Idziemy na obiad, dosłownie schodząc z trapu do restauracji. I wtedy się zaczyna: pioruny, grzmoty i ulewa, że pobliski plac cały zalany jest wodą po kostki. A my bezpiecznie pod markizą zajadamy smakołyki i popijamy winem. Świat jest piękny, ale planowanie najważniejsze podczas rejsu. Wieczór spędzamy częściowo w restauracji, zajadając owoce morza, a częściowo na jachcie.
Kolejny dzień to ostatni odcinek z Gaios do naszej mariny. Po drodze stajemy jeszcze w pięknej zatoce i kapiemy się o poranku. Potem znowu bez wiatru, czyli na silniku zmierzamy do celu. Ale nadrobiliśmy pół godziny, więc ponownie kotwiczymy w zatoczce przy lotnisku i po raz ostatni kapiemy się w Morzu Jońskim, którego temperatura w październiku to 23 -25 stopni.
Zainteresował Cię rejs w Grecji? Zapraszamy na pokład w sierpniu i we wrześniu - zobacz nasze rejsy w Grecji!

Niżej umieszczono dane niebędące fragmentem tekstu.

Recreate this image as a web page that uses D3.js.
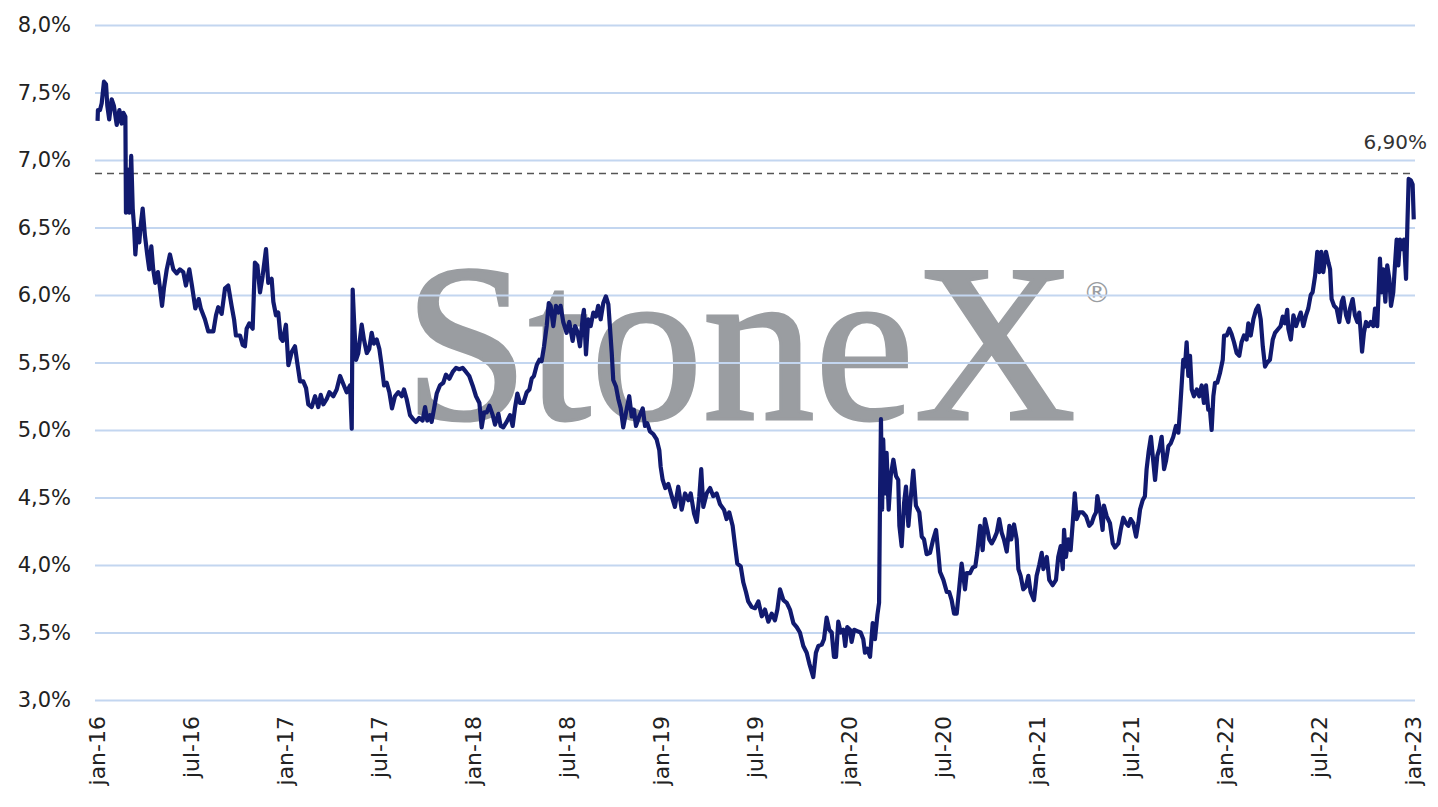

Teraz w promocji, do każdej rezerwacji przewodnik 'Grecja dla żeglarzy' gratis!
Do mariny docieramy o 16, dzwonimy do obsługi i umawiamy się przy stacji benzynowej. Tankujemy paliwo do pełna i płyniemy zacumować przy biurze naszej firmy. Pogoda jest piękna, wiatru brak, to i cumowanie przebiega bezstresowo. Stoimy w porcie Gouvia i tu kończymy nasz rejs.
Rejs mało żeglarski, choć na jachcie, ale wiatru głównie brak. Za to jeżeli chodzi o atrakcje, zarówno na wodzie, jak i na lądzie, to można by było obdzielić kilka rejsów. Pogoda nie mogła być piękniejsza - z 7 dni 6,5 to słońce i temperatura około 25 stopni. A załogi – pierwszy raz taki układ małżeński- spisywały się na medal. Wszystkim oficerom i załogantom bardzo dziękuję. Było bardzo miło z Wami popływać po tym pięknym zakątku na ziemi.